• _WORK TO COMPLETE_
From the listing below, select every line where the word "with" appears.

• _MATERIAL SUPPLIED_
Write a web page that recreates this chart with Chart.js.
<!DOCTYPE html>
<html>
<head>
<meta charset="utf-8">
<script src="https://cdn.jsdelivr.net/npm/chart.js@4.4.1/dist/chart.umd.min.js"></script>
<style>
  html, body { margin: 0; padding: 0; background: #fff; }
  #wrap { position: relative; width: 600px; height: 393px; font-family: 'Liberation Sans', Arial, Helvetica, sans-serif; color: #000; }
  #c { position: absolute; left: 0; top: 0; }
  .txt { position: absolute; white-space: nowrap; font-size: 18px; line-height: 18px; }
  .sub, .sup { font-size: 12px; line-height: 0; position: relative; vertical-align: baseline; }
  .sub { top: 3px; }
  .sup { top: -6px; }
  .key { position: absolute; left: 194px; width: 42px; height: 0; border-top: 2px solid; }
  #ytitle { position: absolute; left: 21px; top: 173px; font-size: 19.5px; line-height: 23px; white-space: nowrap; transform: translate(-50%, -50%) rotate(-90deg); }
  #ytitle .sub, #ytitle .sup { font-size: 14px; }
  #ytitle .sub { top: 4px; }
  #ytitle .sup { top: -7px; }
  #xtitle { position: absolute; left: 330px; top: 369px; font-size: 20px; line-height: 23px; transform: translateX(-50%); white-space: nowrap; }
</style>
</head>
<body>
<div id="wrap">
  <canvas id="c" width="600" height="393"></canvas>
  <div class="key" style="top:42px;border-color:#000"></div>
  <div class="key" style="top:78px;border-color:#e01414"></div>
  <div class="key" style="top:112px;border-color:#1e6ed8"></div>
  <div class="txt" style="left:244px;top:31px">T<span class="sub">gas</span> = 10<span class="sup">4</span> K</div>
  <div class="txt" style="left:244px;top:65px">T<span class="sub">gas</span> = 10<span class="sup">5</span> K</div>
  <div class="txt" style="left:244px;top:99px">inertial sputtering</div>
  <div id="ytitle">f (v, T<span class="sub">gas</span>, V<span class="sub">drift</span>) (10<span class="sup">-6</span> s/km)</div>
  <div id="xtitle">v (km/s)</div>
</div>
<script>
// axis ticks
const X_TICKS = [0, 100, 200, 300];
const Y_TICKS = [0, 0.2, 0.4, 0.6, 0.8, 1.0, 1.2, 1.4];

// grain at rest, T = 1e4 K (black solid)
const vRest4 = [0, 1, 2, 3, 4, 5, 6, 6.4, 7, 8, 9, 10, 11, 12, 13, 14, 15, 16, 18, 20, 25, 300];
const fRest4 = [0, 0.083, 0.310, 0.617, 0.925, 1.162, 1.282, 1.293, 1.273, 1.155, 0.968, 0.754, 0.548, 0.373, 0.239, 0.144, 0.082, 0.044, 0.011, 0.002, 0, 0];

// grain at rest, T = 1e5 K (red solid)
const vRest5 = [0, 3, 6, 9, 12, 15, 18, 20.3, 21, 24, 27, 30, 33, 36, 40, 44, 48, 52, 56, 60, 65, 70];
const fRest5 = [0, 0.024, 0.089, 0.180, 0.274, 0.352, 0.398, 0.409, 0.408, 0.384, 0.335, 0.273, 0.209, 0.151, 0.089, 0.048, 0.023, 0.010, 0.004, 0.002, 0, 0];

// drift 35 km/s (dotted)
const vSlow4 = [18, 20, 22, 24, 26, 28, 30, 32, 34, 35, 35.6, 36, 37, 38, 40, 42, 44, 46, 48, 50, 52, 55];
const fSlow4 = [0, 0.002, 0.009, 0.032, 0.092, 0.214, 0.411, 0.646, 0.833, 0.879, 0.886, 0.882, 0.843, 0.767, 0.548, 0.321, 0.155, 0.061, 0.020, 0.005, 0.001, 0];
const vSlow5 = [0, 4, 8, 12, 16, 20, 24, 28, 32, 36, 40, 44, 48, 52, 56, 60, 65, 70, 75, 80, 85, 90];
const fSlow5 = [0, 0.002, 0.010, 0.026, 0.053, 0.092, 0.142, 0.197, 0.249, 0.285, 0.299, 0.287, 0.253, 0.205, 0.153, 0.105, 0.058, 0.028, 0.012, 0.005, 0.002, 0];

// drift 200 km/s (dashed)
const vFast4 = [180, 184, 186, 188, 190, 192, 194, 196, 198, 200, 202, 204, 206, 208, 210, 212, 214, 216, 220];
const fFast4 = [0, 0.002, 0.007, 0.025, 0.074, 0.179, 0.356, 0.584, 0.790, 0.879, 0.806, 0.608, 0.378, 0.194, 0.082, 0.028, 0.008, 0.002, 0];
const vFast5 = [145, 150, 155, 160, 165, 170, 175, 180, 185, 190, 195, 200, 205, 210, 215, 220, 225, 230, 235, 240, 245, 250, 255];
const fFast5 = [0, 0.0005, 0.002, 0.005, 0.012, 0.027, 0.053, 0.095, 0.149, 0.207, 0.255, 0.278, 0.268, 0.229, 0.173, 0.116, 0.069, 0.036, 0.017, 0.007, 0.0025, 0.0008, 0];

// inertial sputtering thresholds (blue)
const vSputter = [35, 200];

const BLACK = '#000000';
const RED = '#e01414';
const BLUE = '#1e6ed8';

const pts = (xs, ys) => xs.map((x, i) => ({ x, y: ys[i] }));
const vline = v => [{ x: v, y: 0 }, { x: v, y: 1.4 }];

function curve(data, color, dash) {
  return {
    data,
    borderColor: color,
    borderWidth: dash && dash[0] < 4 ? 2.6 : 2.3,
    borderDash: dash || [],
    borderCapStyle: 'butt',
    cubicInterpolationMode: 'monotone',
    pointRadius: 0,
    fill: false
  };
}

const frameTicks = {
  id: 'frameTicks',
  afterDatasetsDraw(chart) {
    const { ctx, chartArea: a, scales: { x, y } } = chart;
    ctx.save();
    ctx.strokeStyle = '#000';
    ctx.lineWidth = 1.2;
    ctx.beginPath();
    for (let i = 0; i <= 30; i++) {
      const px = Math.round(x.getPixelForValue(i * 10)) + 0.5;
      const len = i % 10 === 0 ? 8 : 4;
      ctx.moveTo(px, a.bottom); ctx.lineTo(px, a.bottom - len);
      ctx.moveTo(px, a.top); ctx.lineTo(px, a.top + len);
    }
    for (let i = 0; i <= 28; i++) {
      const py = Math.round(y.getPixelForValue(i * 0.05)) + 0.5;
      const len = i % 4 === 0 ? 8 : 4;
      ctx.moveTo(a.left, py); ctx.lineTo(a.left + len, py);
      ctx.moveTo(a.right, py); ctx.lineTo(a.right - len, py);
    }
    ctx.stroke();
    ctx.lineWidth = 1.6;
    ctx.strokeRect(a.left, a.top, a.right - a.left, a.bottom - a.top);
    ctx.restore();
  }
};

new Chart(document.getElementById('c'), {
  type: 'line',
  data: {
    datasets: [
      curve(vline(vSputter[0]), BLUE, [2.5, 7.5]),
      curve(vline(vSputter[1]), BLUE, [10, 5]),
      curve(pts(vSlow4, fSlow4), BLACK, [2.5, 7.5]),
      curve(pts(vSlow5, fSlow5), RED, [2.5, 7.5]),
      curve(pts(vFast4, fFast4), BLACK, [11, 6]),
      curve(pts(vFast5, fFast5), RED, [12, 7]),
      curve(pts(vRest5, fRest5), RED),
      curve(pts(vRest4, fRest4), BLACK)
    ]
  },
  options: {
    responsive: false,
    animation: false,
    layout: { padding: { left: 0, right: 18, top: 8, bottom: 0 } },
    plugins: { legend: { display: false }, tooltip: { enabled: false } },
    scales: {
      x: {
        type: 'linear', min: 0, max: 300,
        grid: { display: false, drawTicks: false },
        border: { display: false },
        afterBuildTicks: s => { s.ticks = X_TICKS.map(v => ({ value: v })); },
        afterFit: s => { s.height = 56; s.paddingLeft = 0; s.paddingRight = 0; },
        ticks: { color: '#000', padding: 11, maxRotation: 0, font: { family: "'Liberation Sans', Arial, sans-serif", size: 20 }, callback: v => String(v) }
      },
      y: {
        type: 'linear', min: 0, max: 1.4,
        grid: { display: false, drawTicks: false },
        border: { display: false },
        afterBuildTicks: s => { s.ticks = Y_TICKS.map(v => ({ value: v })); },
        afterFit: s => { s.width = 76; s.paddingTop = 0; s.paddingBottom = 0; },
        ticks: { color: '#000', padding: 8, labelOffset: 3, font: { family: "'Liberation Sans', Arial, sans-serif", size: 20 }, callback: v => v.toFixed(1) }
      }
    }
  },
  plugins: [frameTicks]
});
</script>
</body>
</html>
...
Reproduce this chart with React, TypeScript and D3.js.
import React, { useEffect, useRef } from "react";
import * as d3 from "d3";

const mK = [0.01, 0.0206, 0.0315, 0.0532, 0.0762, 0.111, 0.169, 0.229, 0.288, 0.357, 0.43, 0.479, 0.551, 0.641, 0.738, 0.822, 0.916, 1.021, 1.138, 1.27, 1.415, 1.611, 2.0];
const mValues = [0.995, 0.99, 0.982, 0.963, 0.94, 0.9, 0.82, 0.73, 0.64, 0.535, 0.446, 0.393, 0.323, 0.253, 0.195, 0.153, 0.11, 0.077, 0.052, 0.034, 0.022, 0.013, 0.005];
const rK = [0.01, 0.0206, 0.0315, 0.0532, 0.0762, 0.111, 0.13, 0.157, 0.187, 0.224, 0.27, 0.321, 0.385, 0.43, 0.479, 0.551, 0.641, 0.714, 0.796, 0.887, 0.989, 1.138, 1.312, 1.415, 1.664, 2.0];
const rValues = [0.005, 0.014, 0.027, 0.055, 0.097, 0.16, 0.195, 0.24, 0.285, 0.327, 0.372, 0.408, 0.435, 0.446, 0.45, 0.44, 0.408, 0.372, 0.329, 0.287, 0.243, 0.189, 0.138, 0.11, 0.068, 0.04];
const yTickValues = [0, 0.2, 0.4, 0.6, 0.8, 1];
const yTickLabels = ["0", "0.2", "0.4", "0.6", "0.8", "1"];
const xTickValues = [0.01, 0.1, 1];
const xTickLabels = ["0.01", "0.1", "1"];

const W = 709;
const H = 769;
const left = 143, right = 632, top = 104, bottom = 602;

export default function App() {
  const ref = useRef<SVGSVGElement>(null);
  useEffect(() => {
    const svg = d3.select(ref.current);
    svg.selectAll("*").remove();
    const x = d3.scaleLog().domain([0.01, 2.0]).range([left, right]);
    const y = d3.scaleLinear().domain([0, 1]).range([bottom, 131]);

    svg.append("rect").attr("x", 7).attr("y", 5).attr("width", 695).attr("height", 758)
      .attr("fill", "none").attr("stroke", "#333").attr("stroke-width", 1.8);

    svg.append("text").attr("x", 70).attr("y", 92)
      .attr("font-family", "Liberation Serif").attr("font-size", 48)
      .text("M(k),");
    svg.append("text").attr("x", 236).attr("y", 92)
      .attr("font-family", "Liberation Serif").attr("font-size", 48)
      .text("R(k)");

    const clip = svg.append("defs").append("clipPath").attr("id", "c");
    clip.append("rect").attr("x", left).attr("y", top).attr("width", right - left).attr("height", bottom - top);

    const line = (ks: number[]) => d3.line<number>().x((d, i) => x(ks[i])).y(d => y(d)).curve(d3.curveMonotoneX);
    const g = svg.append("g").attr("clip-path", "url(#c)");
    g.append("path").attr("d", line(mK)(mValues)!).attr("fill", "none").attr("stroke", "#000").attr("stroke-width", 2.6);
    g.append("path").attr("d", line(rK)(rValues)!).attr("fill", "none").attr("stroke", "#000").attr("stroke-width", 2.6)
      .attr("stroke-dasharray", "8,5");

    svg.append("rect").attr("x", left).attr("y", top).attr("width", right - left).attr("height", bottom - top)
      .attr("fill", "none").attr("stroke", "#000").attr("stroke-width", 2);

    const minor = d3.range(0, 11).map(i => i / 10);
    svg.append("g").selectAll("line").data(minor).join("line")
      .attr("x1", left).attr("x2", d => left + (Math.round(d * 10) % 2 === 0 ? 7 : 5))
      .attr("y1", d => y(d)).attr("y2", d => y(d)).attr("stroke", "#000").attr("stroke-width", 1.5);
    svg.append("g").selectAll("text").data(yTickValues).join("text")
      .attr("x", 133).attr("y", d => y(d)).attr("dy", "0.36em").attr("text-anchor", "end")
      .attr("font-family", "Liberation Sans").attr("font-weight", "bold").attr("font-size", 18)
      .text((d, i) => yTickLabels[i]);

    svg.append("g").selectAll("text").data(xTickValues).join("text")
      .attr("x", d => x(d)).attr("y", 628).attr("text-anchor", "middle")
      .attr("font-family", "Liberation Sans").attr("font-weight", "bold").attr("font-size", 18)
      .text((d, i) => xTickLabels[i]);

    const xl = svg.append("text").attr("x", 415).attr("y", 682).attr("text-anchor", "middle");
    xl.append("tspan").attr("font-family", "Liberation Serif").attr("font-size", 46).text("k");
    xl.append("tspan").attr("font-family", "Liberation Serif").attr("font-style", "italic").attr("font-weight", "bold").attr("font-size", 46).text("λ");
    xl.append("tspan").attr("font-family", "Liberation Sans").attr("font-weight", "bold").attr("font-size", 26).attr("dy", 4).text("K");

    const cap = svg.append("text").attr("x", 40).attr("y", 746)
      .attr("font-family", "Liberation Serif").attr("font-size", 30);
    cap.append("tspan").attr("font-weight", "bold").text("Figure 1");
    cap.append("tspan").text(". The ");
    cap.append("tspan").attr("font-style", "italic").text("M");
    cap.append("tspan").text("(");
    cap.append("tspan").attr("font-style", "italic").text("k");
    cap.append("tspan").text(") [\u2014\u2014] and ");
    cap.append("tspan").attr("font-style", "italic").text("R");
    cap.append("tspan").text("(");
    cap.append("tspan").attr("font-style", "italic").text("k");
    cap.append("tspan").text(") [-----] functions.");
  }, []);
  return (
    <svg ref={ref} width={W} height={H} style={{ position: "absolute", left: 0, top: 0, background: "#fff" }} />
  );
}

• _EXPECTED ANSWER_
Write a web page that recreates this chart with Chart.js.
Reproduce this chart with React, TypeScript and D3.js.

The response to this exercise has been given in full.